Work to do =
In the listing that follows, the range to quote begins at the line that has "Write a LaTeX" and ends after the line that has "(FM1) -- (out1);"; quote it verbatim and add nothing.

Entries supplied =
------------------------------------------------------------

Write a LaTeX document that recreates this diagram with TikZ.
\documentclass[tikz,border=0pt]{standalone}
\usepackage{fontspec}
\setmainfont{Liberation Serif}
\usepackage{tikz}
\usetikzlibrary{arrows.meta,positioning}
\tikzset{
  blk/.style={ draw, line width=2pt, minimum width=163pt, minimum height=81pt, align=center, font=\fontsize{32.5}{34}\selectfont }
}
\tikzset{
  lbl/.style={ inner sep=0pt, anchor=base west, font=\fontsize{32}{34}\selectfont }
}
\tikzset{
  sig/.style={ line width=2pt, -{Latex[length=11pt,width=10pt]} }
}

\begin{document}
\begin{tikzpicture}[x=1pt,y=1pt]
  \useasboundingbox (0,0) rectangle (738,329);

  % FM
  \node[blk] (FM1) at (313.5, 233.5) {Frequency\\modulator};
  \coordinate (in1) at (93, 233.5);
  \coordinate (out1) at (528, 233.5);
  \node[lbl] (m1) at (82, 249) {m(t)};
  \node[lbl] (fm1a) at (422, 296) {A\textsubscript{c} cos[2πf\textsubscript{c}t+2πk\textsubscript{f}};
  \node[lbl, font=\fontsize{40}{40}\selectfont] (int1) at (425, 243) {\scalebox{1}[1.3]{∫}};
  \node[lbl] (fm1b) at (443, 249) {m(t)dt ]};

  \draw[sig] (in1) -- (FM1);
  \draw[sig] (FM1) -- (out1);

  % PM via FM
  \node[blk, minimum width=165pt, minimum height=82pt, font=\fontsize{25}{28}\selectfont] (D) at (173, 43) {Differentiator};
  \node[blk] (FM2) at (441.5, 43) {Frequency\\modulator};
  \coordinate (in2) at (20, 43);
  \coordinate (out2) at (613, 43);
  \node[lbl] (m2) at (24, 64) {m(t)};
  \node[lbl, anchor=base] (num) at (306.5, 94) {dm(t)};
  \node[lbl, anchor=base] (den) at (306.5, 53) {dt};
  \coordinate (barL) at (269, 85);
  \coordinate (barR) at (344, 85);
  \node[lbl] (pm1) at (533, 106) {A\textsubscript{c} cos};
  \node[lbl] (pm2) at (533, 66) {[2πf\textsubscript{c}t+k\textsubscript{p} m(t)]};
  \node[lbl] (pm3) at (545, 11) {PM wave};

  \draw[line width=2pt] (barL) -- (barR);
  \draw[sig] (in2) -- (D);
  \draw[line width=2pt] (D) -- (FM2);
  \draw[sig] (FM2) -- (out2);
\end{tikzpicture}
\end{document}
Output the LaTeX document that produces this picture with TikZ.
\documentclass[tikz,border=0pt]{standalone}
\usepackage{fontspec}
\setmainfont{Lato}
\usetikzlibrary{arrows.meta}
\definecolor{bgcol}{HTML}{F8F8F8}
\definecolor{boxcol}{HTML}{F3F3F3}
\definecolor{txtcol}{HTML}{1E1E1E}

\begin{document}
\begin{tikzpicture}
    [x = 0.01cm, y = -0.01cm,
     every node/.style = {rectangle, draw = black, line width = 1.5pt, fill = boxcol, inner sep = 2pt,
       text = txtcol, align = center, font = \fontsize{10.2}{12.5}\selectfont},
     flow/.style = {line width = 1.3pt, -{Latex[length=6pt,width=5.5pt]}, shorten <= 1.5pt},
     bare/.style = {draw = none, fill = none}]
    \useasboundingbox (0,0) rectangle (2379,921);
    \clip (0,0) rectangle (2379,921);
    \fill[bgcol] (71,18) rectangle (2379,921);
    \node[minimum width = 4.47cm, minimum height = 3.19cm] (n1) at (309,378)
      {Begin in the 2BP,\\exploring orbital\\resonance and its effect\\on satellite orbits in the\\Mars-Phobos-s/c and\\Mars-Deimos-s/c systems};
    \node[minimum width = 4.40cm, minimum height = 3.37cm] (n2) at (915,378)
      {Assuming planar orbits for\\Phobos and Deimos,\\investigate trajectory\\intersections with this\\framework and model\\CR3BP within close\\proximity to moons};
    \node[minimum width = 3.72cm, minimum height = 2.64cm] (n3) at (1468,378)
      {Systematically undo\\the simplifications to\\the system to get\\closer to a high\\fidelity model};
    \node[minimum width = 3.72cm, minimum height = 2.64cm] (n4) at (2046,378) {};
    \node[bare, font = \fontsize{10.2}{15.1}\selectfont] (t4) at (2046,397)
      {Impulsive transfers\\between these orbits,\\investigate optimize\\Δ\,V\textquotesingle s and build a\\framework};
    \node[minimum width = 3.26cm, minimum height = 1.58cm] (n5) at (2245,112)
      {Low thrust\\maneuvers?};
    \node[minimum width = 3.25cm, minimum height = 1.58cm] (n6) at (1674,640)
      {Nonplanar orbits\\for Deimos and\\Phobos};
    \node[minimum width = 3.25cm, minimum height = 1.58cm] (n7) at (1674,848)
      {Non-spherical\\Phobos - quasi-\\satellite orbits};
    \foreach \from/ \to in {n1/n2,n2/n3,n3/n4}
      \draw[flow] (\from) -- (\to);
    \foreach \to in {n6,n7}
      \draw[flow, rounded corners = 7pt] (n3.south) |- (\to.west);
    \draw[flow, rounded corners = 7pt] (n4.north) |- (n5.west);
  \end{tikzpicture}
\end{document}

------------------------------------------------------------

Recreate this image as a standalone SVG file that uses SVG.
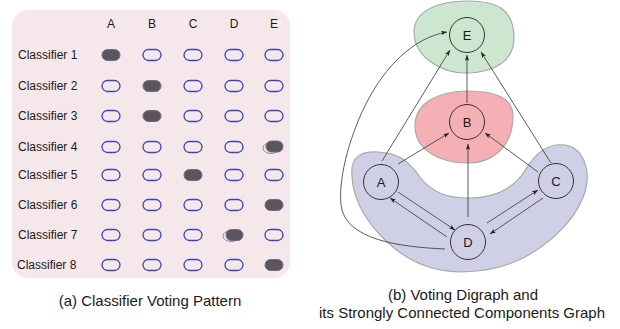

------------------------------------------------------------

Exercise solution =
Write a LaTeX document that recreates this diagram with TikZ.
\documentclass[tikz,border=0pt]{standalone}
\usepackage{fontspec}
\setmainfont{Liberation Serif}
\usepackage{tikz}
\usetikzlibrary{arrows.meta,positioning}
\tikzset{
  blk/.style={ draw, line width=2pt, minimum width=163pt, minimum height=81pt, align=center, font=\fontsize{32.5}{34}\selectfont }
}
\tikzset{
  lbl/.style={ inner sep=0pt, anchor=base west, font=\fontsize{32}{34}\selectfont }
}
\tikzset{
  sig/.style={ line width=2pt, -{Latex[length=11pt,width=10pt]} }
}

\begin{document}
\begin{tikzpicture}[x=1pt,y=1pt]
  \useasboundingbox (0,0) rectangle (738,329);

  % FM
  \node[blk] (FM1) at (313.5, 233.5) {Frequency\\modulator};
  \coordinate (in1) at (93, 233.5);
  \coordinate (out1) at (528, 233.5);
  \node[lbl] (m1) at (82, 249) {m(t)};
  \node[lbl] (fm1a) at (422, 296) {A\textsubscript{c} cos[2πf\textsubscript{c}t+2πk\textsubscript{f}};
  \node[lbl, font=\fontsize{40}{40}\selectfont] (int1) at (425, 243) {\scalebox{1}[1.3]{∫}};
  \node[lbl] (fm1b) at (443, 249) {m(t)dt ]};

  \draw[sig] (in1) -- (FM1);
  \draw[sig] (FM1) -- (out1);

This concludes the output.